## Start

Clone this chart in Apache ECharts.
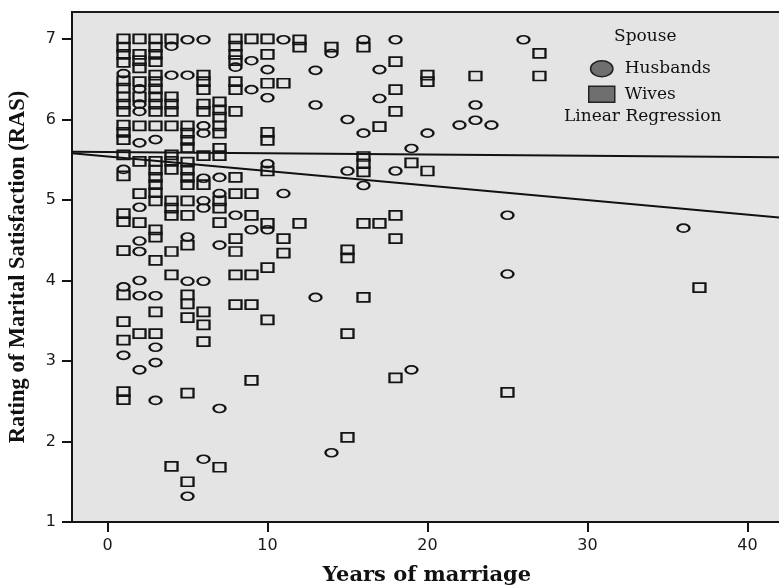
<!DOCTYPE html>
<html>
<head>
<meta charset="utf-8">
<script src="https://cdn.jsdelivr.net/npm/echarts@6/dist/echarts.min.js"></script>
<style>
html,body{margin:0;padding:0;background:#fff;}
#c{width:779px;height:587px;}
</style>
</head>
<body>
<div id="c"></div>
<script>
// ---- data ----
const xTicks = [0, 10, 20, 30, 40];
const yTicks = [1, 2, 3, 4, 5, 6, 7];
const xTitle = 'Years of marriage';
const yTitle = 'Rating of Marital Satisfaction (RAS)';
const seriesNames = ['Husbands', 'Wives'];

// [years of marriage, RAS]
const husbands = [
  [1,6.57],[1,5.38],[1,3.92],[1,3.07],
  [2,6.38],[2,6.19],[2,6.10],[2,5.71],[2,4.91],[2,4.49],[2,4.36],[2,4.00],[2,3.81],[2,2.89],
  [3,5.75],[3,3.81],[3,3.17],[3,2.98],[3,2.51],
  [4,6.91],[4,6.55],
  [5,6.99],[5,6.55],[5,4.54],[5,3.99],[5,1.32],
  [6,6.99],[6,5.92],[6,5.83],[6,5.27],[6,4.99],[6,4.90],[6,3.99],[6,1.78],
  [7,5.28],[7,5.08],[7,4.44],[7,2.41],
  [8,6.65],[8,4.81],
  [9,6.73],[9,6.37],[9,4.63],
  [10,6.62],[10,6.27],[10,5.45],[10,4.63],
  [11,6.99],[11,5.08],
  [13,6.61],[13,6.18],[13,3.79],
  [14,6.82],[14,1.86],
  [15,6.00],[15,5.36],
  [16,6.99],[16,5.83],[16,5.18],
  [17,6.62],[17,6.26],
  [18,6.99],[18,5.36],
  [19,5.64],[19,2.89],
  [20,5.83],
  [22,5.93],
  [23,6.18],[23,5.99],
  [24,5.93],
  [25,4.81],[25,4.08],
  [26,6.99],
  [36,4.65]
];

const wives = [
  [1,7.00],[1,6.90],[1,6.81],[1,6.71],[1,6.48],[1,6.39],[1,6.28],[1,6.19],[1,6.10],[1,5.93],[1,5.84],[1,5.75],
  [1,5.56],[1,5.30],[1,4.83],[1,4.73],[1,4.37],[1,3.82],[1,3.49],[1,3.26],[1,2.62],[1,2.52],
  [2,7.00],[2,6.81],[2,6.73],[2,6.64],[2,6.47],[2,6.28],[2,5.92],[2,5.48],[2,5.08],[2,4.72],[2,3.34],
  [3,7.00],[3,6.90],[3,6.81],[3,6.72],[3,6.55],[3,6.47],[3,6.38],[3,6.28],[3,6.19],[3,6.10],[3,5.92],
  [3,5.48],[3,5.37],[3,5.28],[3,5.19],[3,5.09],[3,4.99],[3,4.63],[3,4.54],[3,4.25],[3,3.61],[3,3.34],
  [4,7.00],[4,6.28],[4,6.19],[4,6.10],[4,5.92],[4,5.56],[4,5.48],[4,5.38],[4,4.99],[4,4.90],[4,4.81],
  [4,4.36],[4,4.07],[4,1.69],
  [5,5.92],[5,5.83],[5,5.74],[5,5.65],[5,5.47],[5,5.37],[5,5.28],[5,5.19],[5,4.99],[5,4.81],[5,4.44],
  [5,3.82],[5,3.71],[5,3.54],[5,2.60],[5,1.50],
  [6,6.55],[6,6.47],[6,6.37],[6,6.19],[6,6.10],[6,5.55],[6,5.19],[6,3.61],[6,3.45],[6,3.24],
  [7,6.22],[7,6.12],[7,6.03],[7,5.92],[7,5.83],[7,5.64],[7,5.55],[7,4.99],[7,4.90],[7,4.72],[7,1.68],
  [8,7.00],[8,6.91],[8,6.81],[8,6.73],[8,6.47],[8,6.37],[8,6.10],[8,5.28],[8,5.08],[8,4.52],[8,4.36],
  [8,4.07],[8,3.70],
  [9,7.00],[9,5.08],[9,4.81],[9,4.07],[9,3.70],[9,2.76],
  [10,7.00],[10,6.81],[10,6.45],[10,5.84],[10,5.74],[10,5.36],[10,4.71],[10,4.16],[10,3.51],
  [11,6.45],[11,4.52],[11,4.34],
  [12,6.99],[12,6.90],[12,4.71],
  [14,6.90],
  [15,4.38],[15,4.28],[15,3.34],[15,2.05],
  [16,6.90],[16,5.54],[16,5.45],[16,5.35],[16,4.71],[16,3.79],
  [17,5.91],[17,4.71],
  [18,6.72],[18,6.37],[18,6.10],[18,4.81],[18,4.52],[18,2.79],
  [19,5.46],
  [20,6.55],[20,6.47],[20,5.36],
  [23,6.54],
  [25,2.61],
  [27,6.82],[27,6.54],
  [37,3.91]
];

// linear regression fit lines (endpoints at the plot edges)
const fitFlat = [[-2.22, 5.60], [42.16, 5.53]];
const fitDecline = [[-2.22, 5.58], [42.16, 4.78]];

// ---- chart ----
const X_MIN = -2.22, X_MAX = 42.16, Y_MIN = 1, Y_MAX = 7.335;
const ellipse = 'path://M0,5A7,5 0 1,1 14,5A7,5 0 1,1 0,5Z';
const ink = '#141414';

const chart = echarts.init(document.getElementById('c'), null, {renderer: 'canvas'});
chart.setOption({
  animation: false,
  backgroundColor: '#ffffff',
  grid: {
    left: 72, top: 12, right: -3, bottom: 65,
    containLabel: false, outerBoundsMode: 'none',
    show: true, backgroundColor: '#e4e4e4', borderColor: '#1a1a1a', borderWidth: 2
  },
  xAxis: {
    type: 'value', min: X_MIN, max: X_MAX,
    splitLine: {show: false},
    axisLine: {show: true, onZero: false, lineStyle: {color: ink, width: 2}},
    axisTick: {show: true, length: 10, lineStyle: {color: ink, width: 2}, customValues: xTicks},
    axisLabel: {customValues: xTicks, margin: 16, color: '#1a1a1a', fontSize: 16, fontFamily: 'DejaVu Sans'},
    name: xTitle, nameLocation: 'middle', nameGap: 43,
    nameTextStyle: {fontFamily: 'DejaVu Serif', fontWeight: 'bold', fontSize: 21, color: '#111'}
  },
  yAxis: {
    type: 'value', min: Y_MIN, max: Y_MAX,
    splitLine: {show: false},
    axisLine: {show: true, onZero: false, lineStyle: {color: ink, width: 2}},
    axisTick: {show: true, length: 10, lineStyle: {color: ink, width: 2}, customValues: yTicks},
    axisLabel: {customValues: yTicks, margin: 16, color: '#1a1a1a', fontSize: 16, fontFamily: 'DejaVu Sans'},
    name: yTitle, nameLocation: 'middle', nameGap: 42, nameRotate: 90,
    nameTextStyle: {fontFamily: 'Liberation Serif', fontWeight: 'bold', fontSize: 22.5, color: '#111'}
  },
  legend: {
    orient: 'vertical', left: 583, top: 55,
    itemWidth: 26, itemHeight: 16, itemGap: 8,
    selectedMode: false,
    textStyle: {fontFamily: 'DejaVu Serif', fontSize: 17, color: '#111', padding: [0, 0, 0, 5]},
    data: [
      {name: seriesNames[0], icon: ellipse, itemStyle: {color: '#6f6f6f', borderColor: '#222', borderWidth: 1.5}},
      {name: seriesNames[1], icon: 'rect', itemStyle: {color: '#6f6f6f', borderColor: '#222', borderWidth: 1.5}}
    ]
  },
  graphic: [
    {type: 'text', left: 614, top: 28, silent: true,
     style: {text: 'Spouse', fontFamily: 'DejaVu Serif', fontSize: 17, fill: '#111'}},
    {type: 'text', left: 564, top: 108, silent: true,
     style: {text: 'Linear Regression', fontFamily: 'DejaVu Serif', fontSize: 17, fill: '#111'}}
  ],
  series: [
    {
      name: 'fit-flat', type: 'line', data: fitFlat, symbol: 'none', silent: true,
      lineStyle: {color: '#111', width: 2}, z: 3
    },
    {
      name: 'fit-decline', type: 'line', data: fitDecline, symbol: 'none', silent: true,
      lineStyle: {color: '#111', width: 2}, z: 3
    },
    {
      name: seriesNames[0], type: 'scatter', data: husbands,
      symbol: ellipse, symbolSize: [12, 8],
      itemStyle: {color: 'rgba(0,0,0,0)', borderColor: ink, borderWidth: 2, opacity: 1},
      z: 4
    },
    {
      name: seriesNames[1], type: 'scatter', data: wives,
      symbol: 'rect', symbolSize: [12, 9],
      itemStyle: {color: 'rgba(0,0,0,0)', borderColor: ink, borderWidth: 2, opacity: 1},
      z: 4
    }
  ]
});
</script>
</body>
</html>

## End

> [Task statement]: From the first line above down to the line with "const seriesNames = ['Husbands', 'Wives'];", reproduce every line and no others, omitting pictures.

> [Output of the exercise]:
Clone this chart in Apache ECharts.
<!DOCTYPE html>
<html>
<head>
<meta charset="utf-8">
<script src="https://cdn.jsdelivr.net/npm/echarts@6/dist/echarts.min.js"></script>
<style>
html,body{margin:0;padding:0;background:#fff;}
#c{width:779px;height:587px;}
</style>
</head>
<body>
<div id="c"></div>
<script>
// ---- data ----
const xTicks = [0, 10, 20, 30, 40];
const yTicks = [1, 2, 3, 4, 5, 6, 7];
const xTitle = 'Years of marriage';
const yTitle = 'Rating of Marital Satisfaction (RAS)';
const seriesNames = ['Husbands', 'Wives'];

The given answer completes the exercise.